From those coffee meetings, Paniagua is now a writer for the Disney+ series The Proud Family, and she came up with the idea of a virtual coffee meet and greet between aspiring Black writers and established TV writers. She reached out to her friend Jesse B. Evans, who is the founder of Hollywood Here, which provides resources for people of color, and pitched her idea.“You don't get a lot of people often who, when you send them an idea, they're like, 'yes, when do we start?' And that's exactly what he did. I was like, oh, okay, we're doing this!”
Together, Paniagua and Evans decided to start with a week-long campaign of virtual coffees between a writer mentor and a mentee called Raise the Percentage. “Building a network is as important as the writing itself,” Paniagua said. Raise the Percentage refers to the percentage of Black writers on television shows, which according to a recent report from the Writers Guild of America, is only 16 percent. The same reports found that 65 percent of TV writers are white.
“If 65 percent of them are going to be potentially making decisions, then I want to make sure that, in their sphere of influence, black writers are included in that," Paniagua added.
The pair caught get the attention of 319 high level TV writers and executive producers to jump on board, including Pose co-creator Steven Canals, Insecure Executive Producer Amy Aniobi, Better Call Saul showrunner Peter Gold, Broad City co-creator Abbi Jacobson, Power co-creator Courtney Kemp, Dear White People showrunner Jack Moore, and Greys Anatomy and Station 19 showrunner Krista Vernoff and co-executive producer Kylie Donovan.
Nearly 2,000 emerging Black writers signed up to meet them for a virtual coffee via Zoom. “We get to kind of learn from experts about how we can get better," said Mike Forbs, one Black writer who joined the initiative. "And another thing is we get a chance to network. You may mess around and have something so good that they may go ahead and hire you.”
The first Raise the Percentage coffee week was a big success, with more than 1,200 virtual meetings taking place between writers. Many of the established writers really committed to the campaign and did multiple virtual meetings with aspiring writers.
Paniagua was blown away by the response and level of participation they got. “For me, it's important to ensure that people are getting access to the industry, because the people that are getting access to that are getting permission to tell their stories. Let's give more people permission to do that,” she said. Solving the lack of diversity by raising awareness is a step on the road to raising the percentage.

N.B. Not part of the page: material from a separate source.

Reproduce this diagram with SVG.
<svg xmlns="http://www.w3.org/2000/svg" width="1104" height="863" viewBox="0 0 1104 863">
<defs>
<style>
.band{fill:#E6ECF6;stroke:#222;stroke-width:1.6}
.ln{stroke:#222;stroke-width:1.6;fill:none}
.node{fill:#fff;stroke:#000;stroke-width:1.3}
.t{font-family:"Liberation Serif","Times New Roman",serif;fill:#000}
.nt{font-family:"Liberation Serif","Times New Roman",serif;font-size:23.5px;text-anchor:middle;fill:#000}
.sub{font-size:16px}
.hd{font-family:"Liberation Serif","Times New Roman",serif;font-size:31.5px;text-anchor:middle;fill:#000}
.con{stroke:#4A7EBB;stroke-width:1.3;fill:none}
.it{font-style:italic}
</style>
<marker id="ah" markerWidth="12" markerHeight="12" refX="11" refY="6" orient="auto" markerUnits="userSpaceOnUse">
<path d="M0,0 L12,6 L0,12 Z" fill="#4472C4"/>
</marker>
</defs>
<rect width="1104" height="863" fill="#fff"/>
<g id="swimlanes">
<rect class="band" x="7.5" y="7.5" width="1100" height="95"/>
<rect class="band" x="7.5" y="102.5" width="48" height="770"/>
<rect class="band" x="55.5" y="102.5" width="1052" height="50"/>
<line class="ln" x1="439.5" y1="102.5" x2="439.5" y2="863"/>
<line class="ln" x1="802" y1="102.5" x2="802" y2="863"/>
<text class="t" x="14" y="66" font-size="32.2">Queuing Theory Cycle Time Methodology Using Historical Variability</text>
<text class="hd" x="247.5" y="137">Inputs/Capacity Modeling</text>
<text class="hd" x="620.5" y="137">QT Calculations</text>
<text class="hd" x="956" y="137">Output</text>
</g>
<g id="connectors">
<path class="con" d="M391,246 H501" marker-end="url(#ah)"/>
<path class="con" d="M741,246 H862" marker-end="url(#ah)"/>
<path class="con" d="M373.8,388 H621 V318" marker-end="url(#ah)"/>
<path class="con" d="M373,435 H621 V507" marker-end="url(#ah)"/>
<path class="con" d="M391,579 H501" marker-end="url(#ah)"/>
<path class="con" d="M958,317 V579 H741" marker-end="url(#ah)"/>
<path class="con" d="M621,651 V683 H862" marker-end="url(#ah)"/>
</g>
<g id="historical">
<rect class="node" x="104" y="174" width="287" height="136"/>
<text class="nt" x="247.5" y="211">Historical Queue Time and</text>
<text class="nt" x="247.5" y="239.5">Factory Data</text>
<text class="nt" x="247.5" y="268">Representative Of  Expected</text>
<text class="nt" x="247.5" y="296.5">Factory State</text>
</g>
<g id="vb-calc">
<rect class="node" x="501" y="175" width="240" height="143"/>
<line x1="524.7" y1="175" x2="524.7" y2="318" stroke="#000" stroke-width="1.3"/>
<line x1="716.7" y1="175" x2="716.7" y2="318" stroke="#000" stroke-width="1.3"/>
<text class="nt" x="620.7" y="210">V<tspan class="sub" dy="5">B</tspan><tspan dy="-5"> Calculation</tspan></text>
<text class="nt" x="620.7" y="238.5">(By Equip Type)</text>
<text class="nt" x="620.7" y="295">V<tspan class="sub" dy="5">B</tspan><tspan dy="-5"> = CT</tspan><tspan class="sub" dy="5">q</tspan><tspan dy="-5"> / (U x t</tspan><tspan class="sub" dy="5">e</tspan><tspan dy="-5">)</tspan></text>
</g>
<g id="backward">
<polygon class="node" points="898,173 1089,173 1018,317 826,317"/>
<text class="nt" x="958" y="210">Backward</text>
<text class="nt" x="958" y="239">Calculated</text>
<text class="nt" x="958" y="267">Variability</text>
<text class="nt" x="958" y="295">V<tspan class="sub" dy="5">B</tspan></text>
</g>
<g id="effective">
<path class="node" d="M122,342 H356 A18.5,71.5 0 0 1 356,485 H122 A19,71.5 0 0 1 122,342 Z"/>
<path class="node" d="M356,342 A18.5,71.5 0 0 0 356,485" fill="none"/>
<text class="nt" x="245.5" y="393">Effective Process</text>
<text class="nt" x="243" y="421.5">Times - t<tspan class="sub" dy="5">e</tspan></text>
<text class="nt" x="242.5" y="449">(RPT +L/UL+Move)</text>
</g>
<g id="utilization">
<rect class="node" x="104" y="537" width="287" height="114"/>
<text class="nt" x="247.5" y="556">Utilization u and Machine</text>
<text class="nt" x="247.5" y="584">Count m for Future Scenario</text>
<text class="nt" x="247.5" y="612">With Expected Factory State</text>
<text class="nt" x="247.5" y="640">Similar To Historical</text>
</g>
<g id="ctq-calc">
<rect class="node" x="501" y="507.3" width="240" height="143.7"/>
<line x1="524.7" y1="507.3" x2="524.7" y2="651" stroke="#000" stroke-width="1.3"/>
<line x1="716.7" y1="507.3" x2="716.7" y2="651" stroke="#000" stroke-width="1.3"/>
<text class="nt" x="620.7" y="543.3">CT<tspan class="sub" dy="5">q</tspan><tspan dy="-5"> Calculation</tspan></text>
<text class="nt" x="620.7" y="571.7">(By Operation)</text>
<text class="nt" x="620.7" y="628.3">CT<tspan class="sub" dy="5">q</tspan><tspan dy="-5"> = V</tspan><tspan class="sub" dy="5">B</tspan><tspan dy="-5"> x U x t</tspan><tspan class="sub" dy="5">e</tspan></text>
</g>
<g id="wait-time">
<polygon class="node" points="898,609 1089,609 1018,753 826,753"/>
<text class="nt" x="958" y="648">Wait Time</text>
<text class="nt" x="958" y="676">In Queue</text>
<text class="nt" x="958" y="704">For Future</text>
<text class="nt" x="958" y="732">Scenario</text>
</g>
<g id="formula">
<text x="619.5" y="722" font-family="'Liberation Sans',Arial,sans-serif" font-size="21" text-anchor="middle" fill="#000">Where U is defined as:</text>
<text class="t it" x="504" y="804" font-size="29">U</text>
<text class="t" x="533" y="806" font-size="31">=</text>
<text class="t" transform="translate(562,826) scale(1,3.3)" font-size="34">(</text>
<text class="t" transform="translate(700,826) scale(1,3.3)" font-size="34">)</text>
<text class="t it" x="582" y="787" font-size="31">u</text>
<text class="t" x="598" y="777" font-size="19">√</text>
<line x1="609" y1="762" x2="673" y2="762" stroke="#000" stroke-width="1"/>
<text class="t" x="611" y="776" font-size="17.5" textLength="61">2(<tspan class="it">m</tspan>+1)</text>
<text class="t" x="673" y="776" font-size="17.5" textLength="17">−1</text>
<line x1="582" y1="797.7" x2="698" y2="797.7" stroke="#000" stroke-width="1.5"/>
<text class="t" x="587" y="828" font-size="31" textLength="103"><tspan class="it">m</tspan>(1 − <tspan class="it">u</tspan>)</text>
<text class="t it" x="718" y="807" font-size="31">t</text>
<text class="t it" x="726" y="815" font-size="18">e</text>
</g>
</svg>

Similar programs are starting to pop up around Hollywood. CBS announced this week it is committing 25 percent of its script development budget to projects from creators who are Black, Indigenous, and people of color. They are also mandating that writer’s rooms for CBS shows be staffed with a minimum of 40 percent of people of color for the 2021-22 development season. This is part of a broad initiative for its programming to more accurately reflect diversity both on-screen and behind the camera.